As it stands, the Middle East is struggling between three paradigms:
(1) Militant anti-Zionist Islamism, headed by Iran. Mass ideology + war incentives are the everyday bread.
(2) “Silent” Islamism bejeweled with some sort of “local-plus-Western” liberalism in the fields of economy and culture, headed by Saudi Arabia. The confrontation with Israel is not a priority, sometimes quite the contrary: peace is sought, directly or indirectly, concretely or theoretically.
(3) “Stagnating” autocratic regimes. Corruption + privileged ruling class are preventing any kind of deep reform.
There are Sunnis and Shi’is in each of the 3 above-mentioned paradigms. In reality, the so-called “Sunni-Shi’i” rivalry is not as clear-cut as the mass media claim. However, there are predominant tendencies that are well-known to the public. I don’t need to repeat them here.
As for Lebanon, the challenge is to be able to think within a set of circumstances where messages of sectarian hatred are permeating the medias, with a spiraling inflation of statements pitting Ahl as-Sunna against the Shi’a. The Lebanese arena is polarized again; radicalized Sunnis vs. radicalized Shi’is; and the two main rival Christian parties despise each other like never before.
The situation calls for great moderation, yet most “moderates” nauseate me. Moralists and their stock wisdoms bore me. I mean those who adopt so-called “moderate” statements in order to appear politically correct; those who are continuously afraid of slighting their rival; those who do it for the sake of so-called “dialogue” and “accommodation,” without knowing what dialogue really is.
I am very demanding when it comes to moderation. Moderation does not consist in “pouring water into wine”–this repels me. It does neither impose to say what the other wants to hear, nor giving in to hypocrisy by making concessions on one’s convictions and beliefs. Moderation entails setting a premium on the truth and committing to pursuing it. Moderation is a burden, because it requires, at once, rationalization and an excellent emotional grasp of the problem. Moderation is a pursuit of justice. No need to drink diluted wine to sound moderate. Always keep your wine pure, but have less of it if you must.

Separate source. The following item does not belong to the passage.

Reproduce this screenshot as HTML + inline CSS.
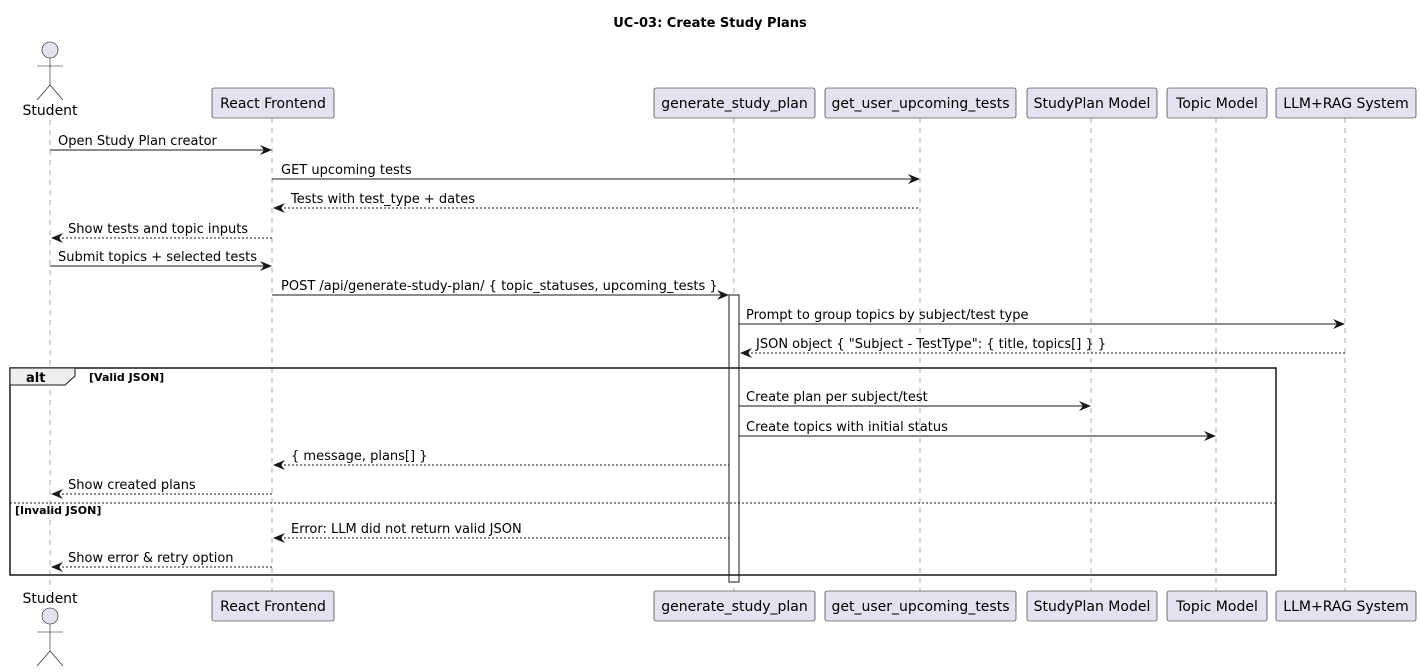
<!DOCTYPE html>
<html><head><meta charset="utf-8"><style>
html,body{margin:0;padding:0;background:#fff;}
svg{display:block;}
text{font-family:"DejaVu Sans","Liberation Sans",sans-serif;font-size:13px;fill:#000;}
.ll{stroke:#999;stroke-width:0.8;stroke-dasharray:5,5;}
.box{fill:#e2e2f0;stroke:#181818;stroke-width:0.6;}
.m{stroke:#181818;stroke-width:1;}
.d{stroke:#181818;stroke-width:1;stroke-dasharray:2,2;}
.ah{fill:#181818;}
</style></head><body>
<svg width="1420" height="672" viewBox="0 0 1420 672" xmlns="http://www.w3.org/2000/svg">
<text x="710" y="27" text-anchor="middle" style="font-weight:bold">UC-03: Create Study Plans</text>

<line class="ll" x1="50" y1="120" x2="50" y2="591"/>
<line class="ll" x1="272" y1="118" x2="272" y2="591"/>
<line class="ll" x1="734" y1="118" x2="734" y2="591"/>
<line class="ll" x1="920" y1="118" x2="920" y2="591"/>
<line class="ll" x1="1091" y1="118" x2="1091" y2="591"/>
<line class="ll" x1="1216" y1="118" x2="1216" y2="591"/>
<line class="ll" x1="1345" y1="118" x2="1345" y2="591"/>

<g fill="#e2e2f0" stroke="#181818" stroke-width="0.6">
<circle cx="50" cy="50" r="8"/>
<line x1="50" y1="58" x2="50" y2="85"/><line x1="37" y1="66" x2="63" y2="66"/>
<line x1="50" y1="85" x2="37" y2="100"/><line x1="50" y1="85" x2="63" y2="100"/>
</g>
<text x="50" y="115" text-anchor="middle" style="font-size:14px">Student</text>
<text x="50" y="603" text-anchor="middle" style="font-size:14px">Student</text>
<g fill="#e2e2f0" stroke="#181818" stroke-width="0.6">
<circle cx="50" cy="616" r="8"/>
<line x1="50" y1="624" x2="50" y2="651"/><line x1="37" y1="632" x2="63" y2="632"/>
<line x1="50" y1="651" x2="37" y2="666"/><line x1="50" y1="651" x2="63" y2="666"/>
</g>

<g>
<rect class="box" x="212" y="88" width="122" height="30" rx="2"/><text x="273" y="108" text-anchor="middle" style="font-size:14px">React Frontend</text>
<rect class="box" x="654" y="88" width="161" height="30" rx="2"/><text x="734.5" y="108" text-anchor="middle" style="font-size:14px">generate_study_plan</text>
<rect class="box" x="825" y="88" width="191" height="30" rx="2"/><text x="920.5" y="108" text-anchor="middle" style="font-size:14px">get_user_upcoming_tests</text>
<rect class="box" x="1027" y="88" width="130" height="30" rx="2"/><text x="1092" y="108" text-anchor="middle" style="font-size:14px">StudyPlan Model</text>
<rect class="box" x="1167" y="88" width="100" height="30" rx="2"/><text x="1217" y="108" text-anchor="middle" style="font-size:14px">Topic Model</text>
<rect class="box" x="1276" y="88" width="140" height="30" rx="2"/><text x="1346" y="108" text-anchor="middle" style="font-size:14px">LLM+RAG System</text>

<rect class="box" x="212" y="591" width="122" height="30" rx="2"/><text x="273" y="611" text-anchor="middle" style="font-size:14px">React Frontend</text>
<rect class="box" x="654" y="591" width="161" height="30" rx="2"/><text x="734.5" y="611" text-anchor="middle" style="font-size:14px">generate_study_plan</text>
<rect class="box" x="825" y="591" width="191" height="30" rx="2"/><text x="920.5" y="611" text-anchor="middle" style="font-size:14px">get_user_upcoming_tests</text>
<rect class="box" x="1027" y="591" width="130" height="30" rx="2"/><text x="1092" y="611" text-anchor="middle" style="font-size:14px">StudyPlan Model</text>
<rect class="box" x="1167" y="591" width="100" height="30" rx="2"/><text x="1217" y="611" text-anchor="middle" style="font-size:14px">Topic Model</text>
<rect class="box" x="1276" y="591" width="140" height="30" rx="2"/><text x="1346" y="611" text-anchor="middle" style="font-size:14px">LLM+RAG System</text>
</g>

<rect x="729" y="295" width="10" height="287" fill="#fff" stroke="#181818" stroke-width="1"/>

<rect x="10" y="368" width="1266" height="207" fill="none" stroke="#181818" stroke-width="1.5"/>
<path d="M10,368 H75 V376 L65,385 H10 Z" fill="#eee" stroke="#181818" stroke-width="1"/>
<text x="26" y="382" style="font-weight:bold;font-size:13px">alt</text>
<text x="89" y="381" style="font-weight:bold;font-size:11px">[Valid JSON]</text>
<line x1="10" y1="503" x2="1276" y2="503" stroke="#181818" stroke-width="1" stroke-dasharray="2,2"/>
<text x="15" y="514" style="font-weight:bold;font-size:11px">[Invalid JSON]</text>

<line class="m" x1="50" y1="150" x2="270" y2="150"/><path class="ah" d="M272,150 l-12,-5 l4,5 l-4,5z"/>
<text x="58" y="145">Open Study Plan creator</text>

<line class="m" x1="272" y1="179" x2="918" y2="179"/><path class="ah" d="M920,179 l-12,-5 l4,5 l-4,5z"/>
<text x="281" y="174">GET upcoming tests</text>

<line class="d" x1="276" y1="208" x2="920" y2="208"/><path class="ah" d="M273,208 l12,-5 l-4,5 l4,5z"/>
<text x="291" y="203">Tests with test_type + dates</text>

<line class="d" x1="54" y1="238" x2="272" y2="238"/><path class="ah" d="M51,238 l12,-5 l-4,5 l4,5z"/>
<text x="68" y="233">Show tests and topic inputs</text>

<line class="m" x1="50" y1="266" x2="270" y2="266"/><path class="ah" d="M272,266 l-12,-5 l4,5 l-4,5z"/>
<text x="58" y="261">Submit topics + selected tests</text>

<line class="m" x1="272" y1="295" x2="727" y2="295"/><path class="ah" d="M729,295 l-12,-5 l4,5 l-4,5z"/>
<text x="281" y="290">POST /api/generate-study-plan/ { topic_statuses, upcoming_tests }</text>

<line class="m" x1="739" y1="324" x2="1343" y2="324"/><path class="ah" d="M1345,324 l-12,-5 l4,5 l-4,5z"/>
<text x="746" y="319">Prompt to group topics by subject/test type</text>

<line class="d" x1="743" y1="353" x2="1345" y2="353"/><path class="ah" d="M740,353 l12,-5 l-4,5 l4,5z"/>
<text x="756" y="348">JSON object { "Subject - TestType": { title, topics[] } }</text>

<line class="m" x1="739" y1="406" x2="1089" y2="406"/><path class="ah" d="M1091,406 l-12,-5 l4,5 l-4,5z"/>
<text x="746" y="401">Create plan per subject/test</text>

<line class="m" x1="739" y1="436" x2="1214" y2="436"/><path class="ah" d="M1216,436 l-12,-5 l4,5 l-4,5z"/>
<text x="746" y="431">Create topics with initial status</text>

<line class="d" x1="276" y1="465" x2="729" y2="465"/><path class="ah" d="M273,465 l12,-5 l-4,5 l4,5z"/>
<text x="291" y="460">{ message, plans[] }</text>

<line class="d" x1="54" y1="494" x2="272" y2="494"/><path class="ah" d="M51,494 l12,-5 l-4,5 l4,5z"/>
<text x="68" y="489">Show created plans</text>

<line class="d" x1="276" y1="538" x2="729" y2="538"/><path class="ah" d="M273,538 l12,-5 l-4,5 l4,5z"/>
<text x="291" y="533">Error: LLM did not return valid JSON</text>

<line class="d" x1="54" y1="567" x2="272" y2="567"/><path class="ah" d="M51,567 l12,-5 l-4,5 l4,5z"/>
<text x="68" y="562">Show error &amp; retry option</text>
</svg>
</body></html>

IMHO, the challenge today is to transcend the March 8/14 antagonism. Why? Because it is pointless. All those who opt for any of the 3 paradigms are in error; whether they prefer Iran, or Syria, or Saudi Arabia, or the US. They are wrong. The 8/14 antagonism hasn’t led us anywhere (except sterile–and bloody–confrontation), and won’t lead us to any kind of solution.
I have absolutely no idea of how realistic this wish is.
I used to think Lebanon was a failed state (cf. my post on the matter). Well, it now occurred to me that Lebanon is a failed nation.
Renan says the nation is an everyday plebiscite. Have we ever “vibrated” together as one entity? Never.
We can’t agree on history, values, strategic choices, and identity. Let’s take this as a fact and build on it. This is a typically “post-modern” attitude. We can agree on socio-economic development. Politics keep us apart and it’s pointless to argue about them.
Economy and aspiration for development brings us together. So let’s start from there.
P.S. (from a reader):
I think that the selfish time of Nations and the role of Nations is indeed finished. This is the time of Universalism. It doesn’t mean the concept of countries and the feeling of belonging are over. On the contrary. But no cultural identity nowadays can define itself without taking into consideration the universal dimension. It is a success factor for building modern “identities.”
Lebanon got an F on the “nation” course, when it was once the time of nations. But I think Lebanon can get an A in the future as a modern Universalist country. We should believe in that and it will happen. — Antoine S.